- 2 Minutes to read
- DarkLight
Data Blending
- 2 Minutes to read
- DarkLight
Data blending integrates data from two data sources based on common identifiers or keys. This approach combines complementary data from different sources to form a single view, similar to the JOIN
operator in SQL.
Create a New Data Flow with Blending
- Navigate to the Flows page and click on Create Flow in the top right corner.
- Click on Connect Your Data and select the first source.
- Hover over the newly added source for the menu to show and click on Combine.
- Select Blend Sources.
- Click on Select Source to choose the sources you wish to blend.
- Choose a Join Key that is the same for both sources. Dataddo will blend the datasets based on this particular key.
- Click on the button between the sources to configure the joining type. Left Join is selected by default.
- Left Join: Records from the right source will be joined to the left dataset.

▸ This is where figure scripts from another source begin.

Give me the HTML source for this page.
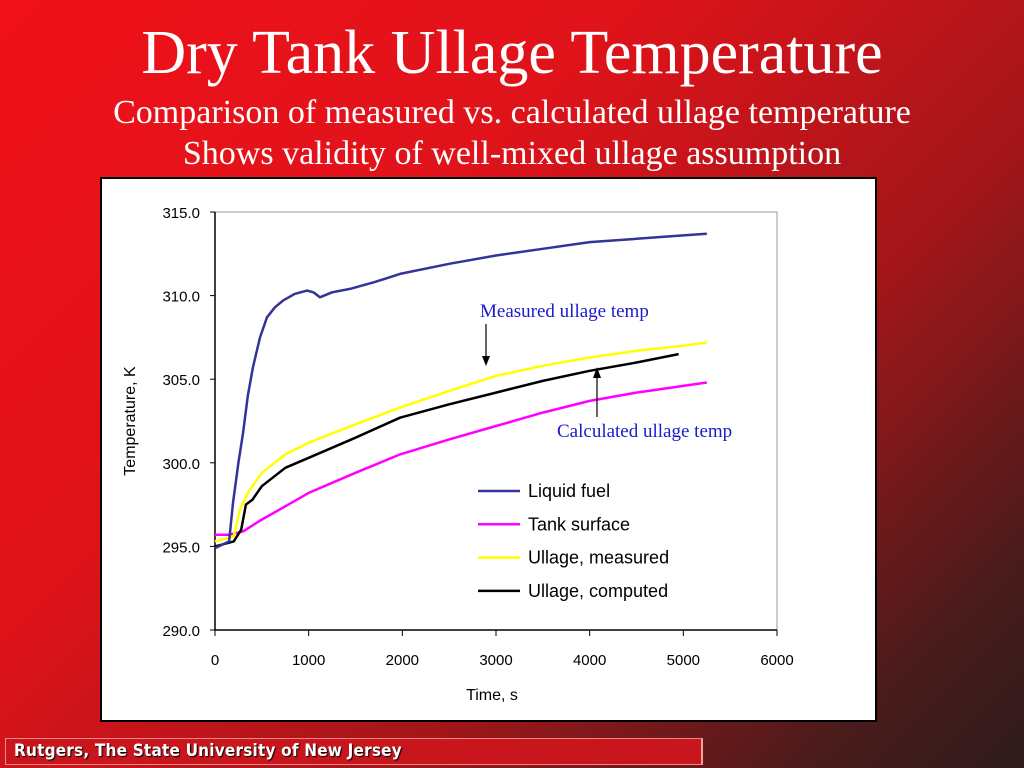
<!DOCTYPE html>
<html><head><meta charset="utf-8">
<style>
html,body{margin:0;padding:0;width:1024px;height:768px;overflow:hidden}
body{background:linear-gradient(135deg,#f01019 0%,#e0131a 35%,#a3161a 65%,#4a1b1b 88%,#2e1c1c 100%);position:relative;font-family:"Liberation Serif",serif;color:#fff}
.t{position:absolute;left:0;width:1024px;text-align:center;white-space:nowrap}
#footer{position:absolute;left:5px;top:738px;width:698px;height:27px;background:#c8161c;border:1px solid #e88;border-right:2px solid #f4a0a0;box-sizing:border-box}
#footer span{position:absolute;left:8px;top:2px;font-family:"DejaVu Sans Condensed","Liberation Sans",sans-serif;font-weight:bold;font-size:17px;letter-spacing:0.2px;color:#fff;text-shadow:1px 1px 1px #000}
</style></head><body>
<div class="t" style="top:18px;font-size:62px">Dry Tank Ullage Temperature</div>
<div class="t" style="top:94px;font-size:34px">Comparison of measured vs. calculated ullage temperature</div>
<div class="t" style="top:135px;font-size:34px">Shows validity of well-mixed ullage assumption</div>
<svg id="chart" width="1024" height="768" style="position:absolute;left:0;top:0"></svg>
<div id="footer"><span>Rutgers, The State University of New Jersey</span></div>
<script>
const xTicks=[0,1000,2000,3000,4000,5000,6000];
const yTicks=[290,295,300,305,310,315];
const liquidT=[0,150,192,250,300,350,405,480,555,640,726,850,982,1050,1120,1250,1440,1700,1975,2500,3000,3500,4000,4500,5000,5250];
const liquidV=[294.9,295.3,297.6,300.0,301.8,304.0,305.7,307.5,308.7,309.3,309.7,310.1,310.3,310.2,309.9,310.2,310.4,310.8,311.3,311.9,312.4,312.8,313.2,313.4,313.6,313.7];
const surfT=[0,150,300,500,750,1000,1500,1975,2500,3000,3500,4000,4500,5000,5250];
const surfV=[295.7,295.7,295.9,296.6,297.4,298.2,299.4,300.5,301.4,302.2,303.0,303.7,304.2,304.6,304.8];
const measT=[0,200,267,350,500,750,1000,1500,1975,2500,3000,3500,4000,4500,5000,5250];
const measV=[295.3,295.6,297.2,298.2,299.4,300.5,301.2,302.3,303.3,304.3,305.2,305.8,306.3,306.7,307.0,307.2];
const compT=[0,200,280,330,400,500,750,1000,1500,1975,2500,3000,3500,4000,4500,4950];
const compV=[295.0,295.3,296.0,297.5,297.8,298.6,299.7,300.3,301.5,302.7,303.5,304.2,304.9,305.5,306.0,306.5];
const NS="http://www.w3.org/2000/svg";
const svg=document.getElementById('chart');
const X=t=>215+t*(777-215)/6000;
const Y=v=>630-(v-290)*(630-212)/25;
function el(tag,a,p){const e=document.createElementNS(NS,tag);for(const k in a)e.setAttribute(k,a[k]);(p||svg).appendChild(e);return e;}
const frame=el('rect',{x:101,y:178,width:775,height:543,fill:'#fff',stroke:'#000','stroke-width':2});


const grid=el('path',{d:`M215 212H777V630`,fill:'none',stroke:'#999','stroke-width':1});


const ax=el('path',{d:`M215 212V630H777`,fill:'none',stroke:'#000','stroke-width':1.5});


yTicks.forEach(v=>{
  el('line',{x1:210,x2:215,y1:Y(v),y2:Y(v),stroke:'#000'});
  const t=el('text',{x:200,y:Y(v)+6,'text-anchor':'end','font-family':'Liberation Sans, sans-serif','font-size':15,fill:'#000'});
  t.textContent=v.toFixed(1);
  
  
});
xTicks.forEach(v=>{
  el('line',{x1:X(v),x2:X(v),y1:630,y2:636,stroke:'#000'});
  const t=el('text',{x:X(v),y:665,'text-anchor':'middle','font-family':'Liberation Sans, sans-serif','font-size':15,fill:'#000'});
  t.textContent=v;
  
  
});
const xt=el('text',{x:492,y:700,'text-anchor':'middle','font-family':'Liberation Sans, sans-serif','font-size':16,fill:'#000'});
xt.textContent='Time, s';


const yt=el('text',{x:0,y:0,transform:'translate(135,421) rotate(-90)','text-anchor':'middle','font-family':'Liberation Sans, sans-serif','font-size':16,fill:'#000'});
yt.textContent='Temperature, K';


function series(ts,vs,color,name){
  const d=ts.map((t,i)=>(i?'L':'M')+X(t).toFixed(1)+' '+Y(vs[i]).toFixed(1)).join('');
  const p=el('path',{d:d,fill:'none',stroke:color,'stroke-width':2.5,'stroke-linejoin':'round'});
  
  
}
series(surfT,surfV,'#ff00ff','tank-surface-line');
series(measT,measV,'#ffff00','ullage-measured-line');
series(compT,compV,'#000000','ullage-computed-line');
series(liquidT,liquidV,'#333399','liquid-fuel-line');
const leg=[['Liquid fuel','#333399'],['Tank surface','#ff00ff'],['Ullage, measured','#ffff00'],['Ullage, computed','#000000']];
leg.forEach((l,i)=>{
  const y=491+i*33.3;
  const g=el('g',{});
  
  
  el('line',{x1:478,x2:520,y1:y,y2:y,stroke:l[1],'stroke-width':2.5},g);
  const t=el('text',{x:528,y:y+6,'font-family':'Liberation Sans, sans-serif','font-size':18,fill:'#000'},g);
  t.textContent=l[0];
});
const a1=el('text',{x:480,y:317,'font-family':'Liberation Serif, serif','font-size':19,fill:'#1a1acc'});
a1.textContent='Measured ullage temp';


const a2=el('text',{x:557,y:437,'font-family':'Liberation Serif, serif','font-size':19,fill:'#1a1acc'});
a2.textContent='Calculated ullage temp';


el('line',{x1:486,x2:486,y1:324,y2:360,stroke:'#000','stroke-width':1.2});
el('path',{d:'M482 356L486 366L490 356Z',fill:'#000'});
el('line',{x1:597,x2:597,y1:417,y2:374,stroke:'#000','stroke-width':1.2});
el('path',{d:'M593 378L597 367L601 378Z',fill:'#000'});
</script>
</body></html>
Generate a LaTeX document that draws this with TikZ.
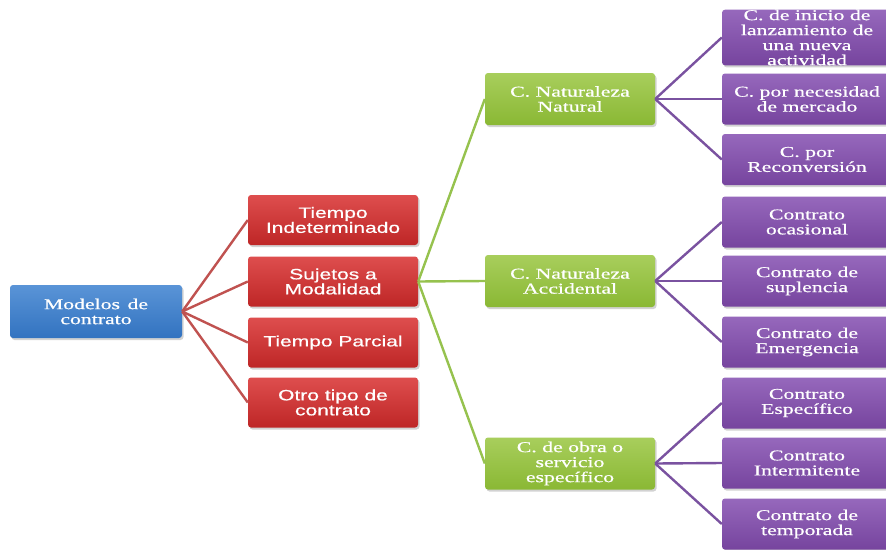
\documentclass[tikz,border=0pt]{standalone}
\usepackage{fontspec}
\setmainfont{Liberation Serif}
\newfontfamily\boxserif[FakeStretch=1.45,FakeBold=0.6]{Liberation Serif}
\newfontfamily\boxsans[FakeStretch=1.4,FakeBold=0.6]{Liberation Sans}
\usetikzlibrary{shadows}
\definecolor{cblue}{RGB}{50,115,192}
\definecolor{cbluet}{RGB}{90,148,215}
\definecolor{cred}{RGB}{190,38,38}
\definecolor{credt}{RGB}{222,78,78}
\definecolor{cgreen}{RGB}{138,184,52}
\definecolor{cgreent}{RGB}{168,206,92}
\definecolor{cpurple}{RGB}{118,68,158}
\definecolor{cpurplet}{RGB}{150,104,188}
\definecolor{lred}{RGB}{192,82,80}
\definecolor{lgreen}{RGB}{150,194,78}
\definecolor{lpurple}{RGB}{122,82,160}
\tikzset{
  basebox/.style={rounded corners=3pt, minimum height=51pt, inner sep=0pt, align=center,
    text=white, font=\boxserif\fontsize{15}{15}\selectfont,
    drop shadow={opacity=0.35, shadow xshift=1.5pt, shadow yshift=-2pt}},
  rootbox/.style={basebox, minimum width=172pt, minimum height=53pt, top color=cbluet, bottom color=cblue},
  redbox/.style={basebox, minimum width=170pt, minimum height=50pt, top color=credt, bottom color=cred,
    font=\boxsans\fontsize{15}{15}\selectfont},
  greenbox/.style={basebox, minimum width=170pt, minimum height=52pt, top color=cgreent, bottom color=cgreen},
  purplebox/.style={basebox, minimum width=170pt, minimum height=51pt, top color=cpurplet, bottom color=cpurple},
  redline/.style={draw=lred, line width=2.4pt},
  greenline/.style={draw=lgreen, line width=2.4pt},
  purpleline/.style={draw=lpurple, line width=2.4pt}
}
\begin{document}
\begin{tikzpicture}[x=1pt,y=-1pt]
\fill[white] (0,0) rectangle (886,549);
\useasboundingbox (0,0) rectangle (886,549);

% nodes
\node[rootbox] (root) at (96,311.5) {Modelos\enspace de\\contrato};

\node[redbox] (r1) at (333,220) {Tiempo\\Indeterminado};
\node[redbox] (r2) at (333,281.5) {Sujetos a\\Modalidad};
\node[redbox] (r3) at (333,342.5) {Tiempo Parcial};
\node[redbox] (r4) at (333,402.5) {Otro tipo de\\contrato};

\node[greenbox] (g1) at (570,99) {C. Naturaleza\\Natural};
\node[greenbox] (g2) at (570,281) {C. Naturaleza\\Accidental};
\node[greenbox] (g3) at (570,463.5) {C. de obra o\\servicio\\específico};

\node[purplebox] (p1) at (807,37.5) {C. de inicio de\\lanzamiento de\\una nueva\\actividad};
\node[purplebox] (p2) at (807,99) {C. por necesidad\\de mercado};
\node[purplebox] (p3) at (807,159.5) {C. por\\Reconversión};
\node[purplebox] (p4) at (807,222) {Contrato\\ocasional};
\node[purplebox] (p5) at (807,281) {Contrato de\\suplencia};
\node[purplebox] (p6) at (807,342) {Contrato de\\Emergencia};
\node[purplebox] (p7) at (807,403) {Contrato\\Específico};
\node[purplebox] (p8) at (807,463) {Contrato\\Intermitente};
\node[purplebox] (p9) at (807,524) {Contrato de\\temporada};

% connectors
\foreach \t in {r1,r2,r3,r4} \draw[redline] (root.east) -- (\t.west);
\foreach \t in {g1,g2,g3} \draw[greenline] (r2.east) -- (\t.west);
\foreach \t in {p1,p2,p3} \draw[purpleline] (g1.east) -- (\t.west);
\foreach \t in {p4,p5,p6} \draw[purpleline] (g2.east) -- (\t.west);
\foreach \t in {p7,p8,p9} \draw[purpleline] (g3.east) -- (\t.west);
\end{tikzpicture}
\end{document}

- Inner Join: Returns records which values are only matching in both column sources.
- Click on Save Source.
- Add your data destination, finish configuring your flow, and click on Save Flow.
Select columns from each source by dragging the fields from the list on the left or right. The sources don't have to have the same columns.
If changes affecting the database schema are made in the flow (e.g. change in field names, number of columns, data types), go to the database and delete the previously created table. Then, save the changes and refresh.
Troubleshooting
Issue with Repeated Column Names
ERROR MESSAGE
The column name ‘___’ is specified more than once
This problem can be fixed by renaming the affected column in one of the two data sources.
- On the Sources page, click on one of the sources you wish to blend
- Navigate to the Schema tab, change the name of the affected column to e.g. propertyid_2 and click on Save.
Your data sources can be blended as no column is defined twice anymore.
Duplicated Field
When using data blending, combining columns from two different data sources may result in a duplicated field (such as ID). This can result in a broken flow. Rename one of the two affected columns like in the previous troubleshooting guide.